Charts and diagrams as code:
-------------------------
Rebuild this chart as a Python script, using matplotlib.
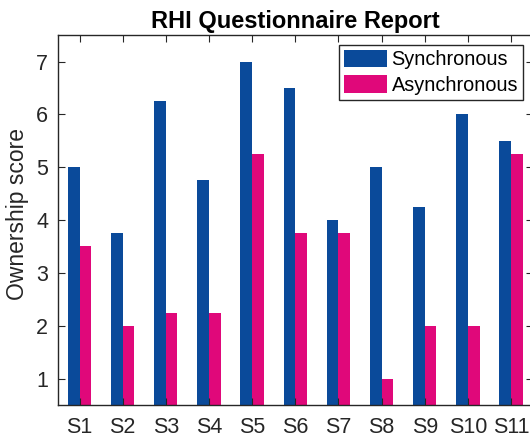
"""
RHI questionnaire ownership scores, grouped bars
"""

import numpy as np
import matplotlib
matplotlib.use('Agg')
import matplotlib.pyplot as plt

subjects = ['S1', 'S2', 'S3', 'S4', 'S5', 'S6', 'S7', 'S8', 'S9', 'S10', 'S11']
synchronous = [5, 3.75, 6.25, 4.75, 7, 6.5, 4, 5, 4.25, 6, 5.5]
asynchronous = [3.5, 2, 2.25, 2.25, 5.25, 3.75, 3.75, 1, 2, 2, 5.25]
yticks = [1, 2, 3, 4, 5, 6, 7]

plt.rcParams['font.family'] = ['Liberation Sans', 'DejaVu Sans']

fig = plt.figure(figsize=(5.3, 4.43), dpi=100)
ax = fig.add_axes([0.1094, 0.0858, 0.8955, 0.835])

x = np.arange(1, len(subjects) + 1)
w = 0.27
ax.bar(x - 0.135, synchronous, w, color='#0a4a9a', label='Synchronous')
ax.bar(x + 0.135, asynchronous, w, color='#e0087a', label='Asynchronous')

ax.set_xlim(0.5, 11.5)
ax.set_ylim(0.5, 7.5)
ax.set_xticks(x)
ax.set_xticklabels(subjects)
ax.set_yticks(yticks)

for s in ax.spines.values():
    s.set_color('#262626')
    s.set_linewidth(1.0)
ax.tick_params(direction='in', top=True, right=True, length=5, width=0.8,
               labelsize=15.5, colors='#262626')
ax.tick_params(axis='x', pad=9)
ax.tick_params(axis='y', pad=7)

ax.set_ylabel('Ownership score', fontsize=16.5, color='#262626')
ax.yaxis.set_label_coords(-0.062, 0.515)
ax.set_title('RHI Questionnaire Report', fontsize=17, fontweight='bold', pad=5)

leg = ax.legend(loc='upper right', bbox_to_anchor=(0.98, 0.973), fontsize=14.3,
                fancybox=False, framealpha=1, edgecolor='#262626',
                handlelength=2.15, handleheight=0.95, handletextpad=0.25,
                borderpad=0.25, labelspacing=0.3, borderaxespad=0)
leg.get_frame().set_linewidth(1.0)

plt.savefig('out.png', dpi=100)
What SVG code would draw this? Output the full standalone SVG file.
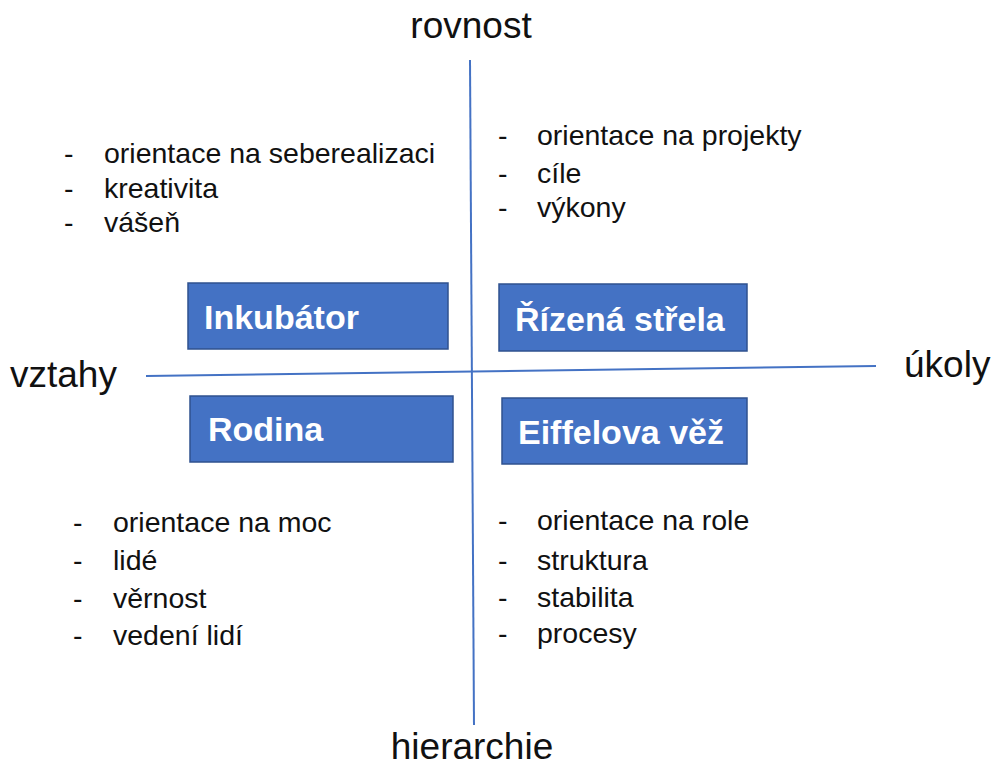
-------------------------
> What this task involves: All lines from the start of the entries through the one with "import matplotlib.pyplot as plt" are to be output exactly; omit the pictures.

> Solution to this problem:
Rebuild this chart as a Python script, using matplotlib.
"""
RHI questionnaire ownership scores, grouped bars
"""

import numpy as np
import matplotlib
matplotlib.use('Agg')
import matplotlib.pyplot as plt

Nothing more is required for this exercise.